Изменить размер шрифта - +
Он машинально отметил это обстоятельство (совсем другое занимало его душу) и после ухода ребят поинтересовался… В конце концов Юлия призналась, что купалась голая, но перед этим нагородила столько невнятицы и лжи, чем довершила распад его недолгого чувственного влечения. О чем он ей сразу и сказал, но чему она не поверила, потому что была из породы зачарованных собою «нарциссов» женского пола, влюбленных в свое тело, — естественно, им представляется, что все вокруг испытывают к ним неодолимое желание.

Напряженное молчание нарушила Анна, повторив:

— Охота о такой ерунде думать, когда смерть смотрит из сада.

 

ГЛАВА 18

 

Саша согласился на предложенную ловушку с азартом; Анна — с сожалением; Иван Павлович отправился в соседский дом, понимая, что шансов ничтожно мало, что только совсем уж безумец пойдет на столь роковой риск.

Насвистывая «Сердце красавицы склонно к измене…», он включил свет на веранде в разноцветных оконных осколках, шумно отпер входную дверь, поднялся в кабинет, оставляя следом шлейф из отблесков и отзвуков. Загорелась зеленая лампа, на раскрытой книге молочным огнем вспыхнул жемчуг: если «смерть смотрит из сада», то вот он — своеобразный выкуп.

Так же шумно, но уже оставляя за собой потемки, математик вернулся к себе на участок, прокрался вдоль изгороди, перемахнул и тихонько проделал ночной путь обратно в кабинет. Его потянуло к окну, но не в опасный сад смотрел он, а в собственный освещенный зал.
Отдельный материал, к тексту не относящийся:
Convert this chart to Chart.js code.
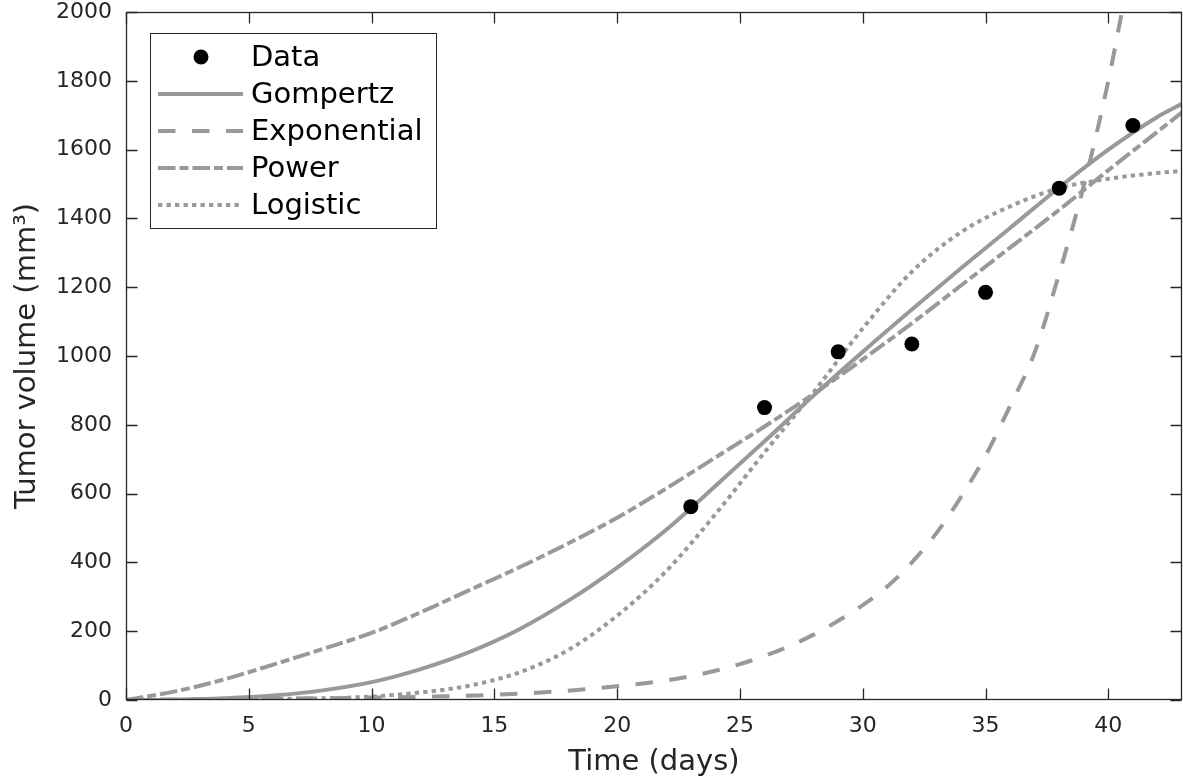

Юные влюбленные сидели на диване обнявшись: Саша что-то говорил ей, а она слушала, покорно наклонив голову, сплетая и расплетая косы маленькими белыми руками. Вот усмехнулась и покраснела, пронеслась пунцовым ветерком — в своей юбочке — по комнате. Погас свет. Так и было условлено: все легли спать, путь для маньяка свободен. Однако «развращенное воображение» (как заметила его манекенщица) заработало не в криминальном направлении, а в соблазнительном… чем там занимаются ребятишки, которых он должен почему-то спасать.

Иван Павлович нашарил сигареты в кармане рубашки, опомнился: нельзя, вдруг тот все-таки явится. Сел за стол покойного, нащупал впотьмах ожерелье. Номер сыгран, не оставлять же маньяку (Анна: «Оно — мое!»), а спрятать некуда, в кармане джинсов не поместится… надел на шею, усмехнулся, ощутив себя на миг извращенцем в ночи.

Ну, пусть тот придурок с бритвой явится. Впрочем, не будь так самоуверен! Господин безумен, несомненно, но ловок и дерзок по-демонски. Перед «операцией» математик позвонил подозреваемым (на всякий случай, Кривошеины в Вечере, а московские друзья не ответили) — кто ж из них тот «демон»? Кто мог отрезать палец у мертвой и через тринадцать лет (не сняв перстня, жертвуя жемчужиной!) положить на Библию академика?

Иван Павлович дожидался тогда на крыльце свидания с прелестной замужней женщиной (все его увлечения были «прелестны»); он планировал зайти с ней ненадолго к Вышеславским, поздравить (конфеты и сказки для Саши приготовлены), слегка расслабиться в ощущении праздника на пышном июньском закате — прекрасная пауза перед любовными утехами, радостью взаимного обладания, которую он ценил превыше всего.

Сквозь летние шорохи и светотени, сквозь птичий щебет слышался ему детский голосок из соседнего сада, заклинающий жестокий месяц из тумана… месяц-садист… вдруг вспомнилось, как он сказал Анне: «Ну, я вовсе не маркиз де Сад» (кстати, ту замужнюю женщину, из-за которой горел в чаду, в аду, Иван Павлович больше так и не увидел). Заклинания замолкли, золотую тишину пронзил дикий нечеловеческий крик. Он даже не помнил, как оказался в том саду… Нет, помню одинокого Сашу на крыльце, я крикнул: «Что случилось?» — мальчик ответил бессмысленным взглядом (видимо, тогда и началось его беспамятство).